1. What brought you into this kind of work with young people?
I was a very angry teenager – very anti-authority, very “What’s the point?” I’ve probably been dealing with that stuff ever since! I did English at university because it seemed like the subject most about people, and I became an English teacher in a comprehensive school because that seemed like the best way of getting to what mattered for young people. Then I found that I could get there quicker through Drama, then through PSHE and then by not being a teacher at all. I became a youth worker and started training as a psychotherapist.
2. When you hear kids referred to as “brats” and adolescents labelled as “feral teens”, what’s your chief thought or concern?

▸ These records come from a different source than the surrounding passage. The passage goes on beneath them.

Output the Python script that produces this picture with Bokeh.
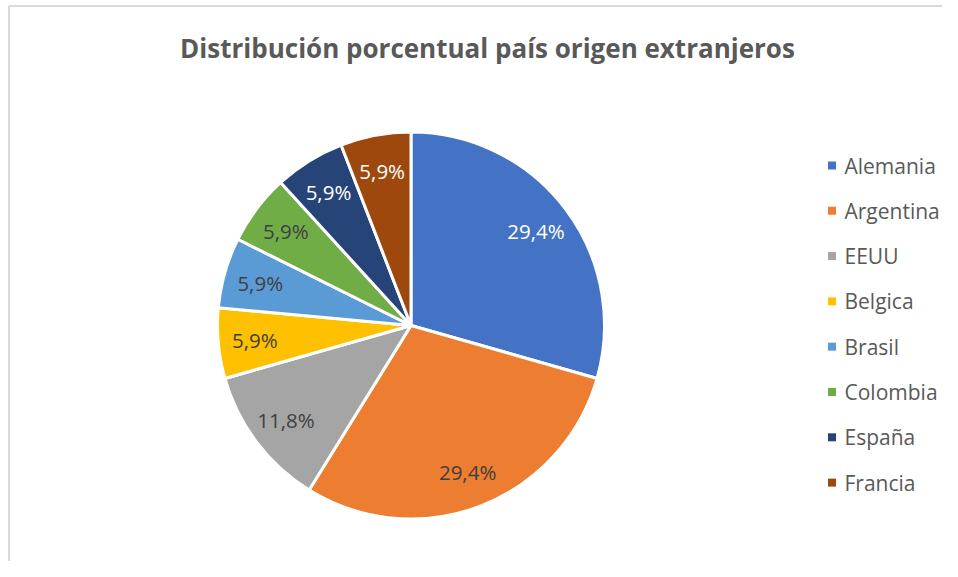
import math
from bokeh.plotting import figure
from bokeh.models import Range1d, ColumnDataSource
from bokeh.core.properties import value
from bokeh.embed import file_html
from bokeh.resources import INLINE

# ---- data ----
countries = ["Alemania", "Argentina", "EEUU", "Belgica", "Brasil", "Colombia", "España", "Francia"]
counts = [5, 5, 2, 1, 1, 1, 1, 1]
colors = ["#4472C4", "#ED7D31", "#A5A5A5", "#FFC000", "#5B9BD5", "#70AD47", "#264478", "#9E480E"]
label_colors = ["#FFFFFF", "#404040", "#404040", "#404040", "#404040", "#404040", "#FFFFFF", "#FFFFFF"]
title_text = "Distribución porcentual país origen extranjeros"

W, H = 942, 561
FONT = "Open Sans"

p = figure(width=W, height=H, output_backend="svg", toolbar_location=None,
           x_range=Range1d(0, W), y_range=Range1d(0, H), min_border=0,
           background_fill_color="white", border_fill_color="white")
p.axis.visible = False
p.grid.visible = False
p.outline_line_color = None

# chart-area border (top and left edges visible in the reference)
p.line([8.5, W], [555.5, 555.5], line_color="#D9D9D9", line_width=2)
p.line([8.5, 8.5], [0, 555.5], line_color="#D9D9D9", line_width=2)

# ---- pie ----
cx, cy, r = 410.5, 236, 193.5
total = sum(counts)
starts, ends, lx, ly, labels = [], [], [], [], []
cum = 0
for c in counts:
    a0 = math.pi / 2 - 2 * math.pi * cum / total
    a1 = math.pi / 2 - 2 * math.pi * (cum + c) / total
    starts.append(a0)
    ends.append(a1)
    mid = (a0 + a1) / 2
    lx.append(cx + 0.81 * r * math.cos(mid))
    ly.append(cy + 0.81 * r * math.sin(mid))
    labels.append(f"{100 * c / total:.1f}%".replace(".", ","))
    cum += c

src = ColumnDataSource(dict(start=starts, end=ends, color=colors, lx=lx, ly=ly,
                            label=labels, lcolor=label_colors, name=countries))
p.wedge(x=cx, y=cy, radius=r, start_angle="start", end_angle="end", direction="clock",
        fill_color="color", line_color="white", line_width=3, source=src)
p.text(x="lx", y="ly", text="label", text_color="lcolor", text_font=value(FONT),
       text_font_size="20.5px", text_align="center", text_baseline="middle", source=src)

# ---- legend ----
leg_x, leg_top, leg_step = 831.5, 396, 45.3
leg_y = [leg_top - i * leg_step for i in range(len(countries))]
lsrc = ColumnDataSource(dict(x=[leg_x] * len(countries), tx=[leg_x + 12.5] * len(countries),
                             y=leg_y, color=colors, name=countries))
p.scatter(x="x", y="y", marker="square", size=8, fill_color="color", line_color=None, source=lsrc)
p.text(x="tx", y="y", text="name", text_color="#595959", text_font=value(FONT),
       text_font_size="21px", text_align="left", text_baseline="middle", source=lsrc)

# ---- title ----
p.text(x=[487], y=[514], text=[title_text], text_color="#595959", text_font=value(FONT),
       text_font_style="bold", text_font_size="26px", text_align="center", text_baseline="middle")

open("out.html", "w").write(file_html(p, INLINE))
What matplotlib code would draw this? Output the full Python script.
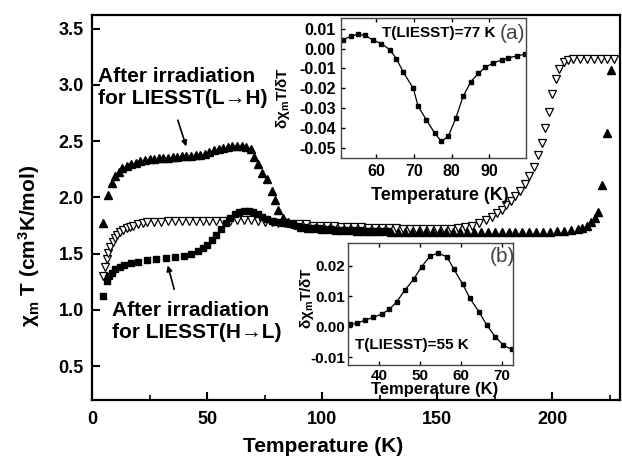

I think that most adults have a powerful relationship with their own adolescence and are reminded of that whenever they think of young people. I also think it’s an under-acknowledged fact that adults – including kind, committed counsellors – hate young people. Of course, they love and care passionately about them as well but they do, in part, hate them. It goes back to the baby loving and hating its mother, who reciprocates those feelings. Young people love and hate their carers, who can’t help reciprocating. I’ve found it immensely liberating to acknowledge my own hatred, to know that there’s a part of me that wants to call young people “brats” or “feral” while knowing that I care about and love them as well.

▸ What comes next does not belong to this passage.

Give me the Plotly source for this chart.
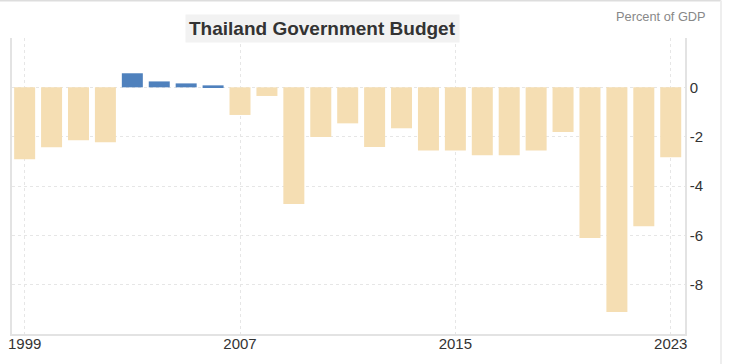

3. If you could make one decision as prime minister that would enhance children’s mental health, what would it be?
I believe in the capacity of schools to offer young people an experience of themselves and other people that builds confidence and a sense of worth. Counsellors can help a school with that task. So I wish that every school had a proper counselling service, owned by the school and operating holistically – seeing staff and parents as well as students, and involved in all aspects of school life, not just seeing people behind closed doors. It worries me when I hear about peripatetic counselling services, flitting from school to school, or services shrouded in mystery with school staff not allowed to know what’s going on and feeling shut out. As prime minister, I would institute a rigorous new training specifically for school counsellors and I would insist that CBT, by itself, was no qualification for a school counsellor!
4. Without breaking confidentiality, can you share something from your client cases that you’re pleased with?
Two related things happened this week. Firstly, it was The X Factor final on television. I think The X Factor is interesting as a national exploration of whether people are ordinary or extraordinary. Do we have the X factor ourselves and, if we don’t, are we worth anything? Also this week a young person told me that he no longer felt “butterflies” about his girlfriend. He was worried that this might mean he was no longer “in love” with her because what he felt was no longer extraordinary. We talked about real love being ordinary and slow and reliable and clumsy and cumulative and he seemed reassured. I was pleased.
5. Anything you would “undo” if you had the chance to live your practice again?!
All the stupid things I’ve said and done over the years.
6. A final word?
A plea on behalf of teachers… It annoys me when professionals begin by saying to young people, “I’m not a teacher!” as if to say, “I can be trusted” or “I care about you” or “I can keep things confidential”. Teachers can be trusted. They care. They can keep things as confidential as anyone else. I’m in awe of teachers – of how relentless the job is and of how little thanks teachers get. They also get no clinical supervision, despite working with far more young people than any counsellor and usually in much more difficult circumstances. They should get supervision. Not only would it help them think about their interactions but it would stop them getting so fed up. A disaffected teacher is far more disruptive than a disaffected young person!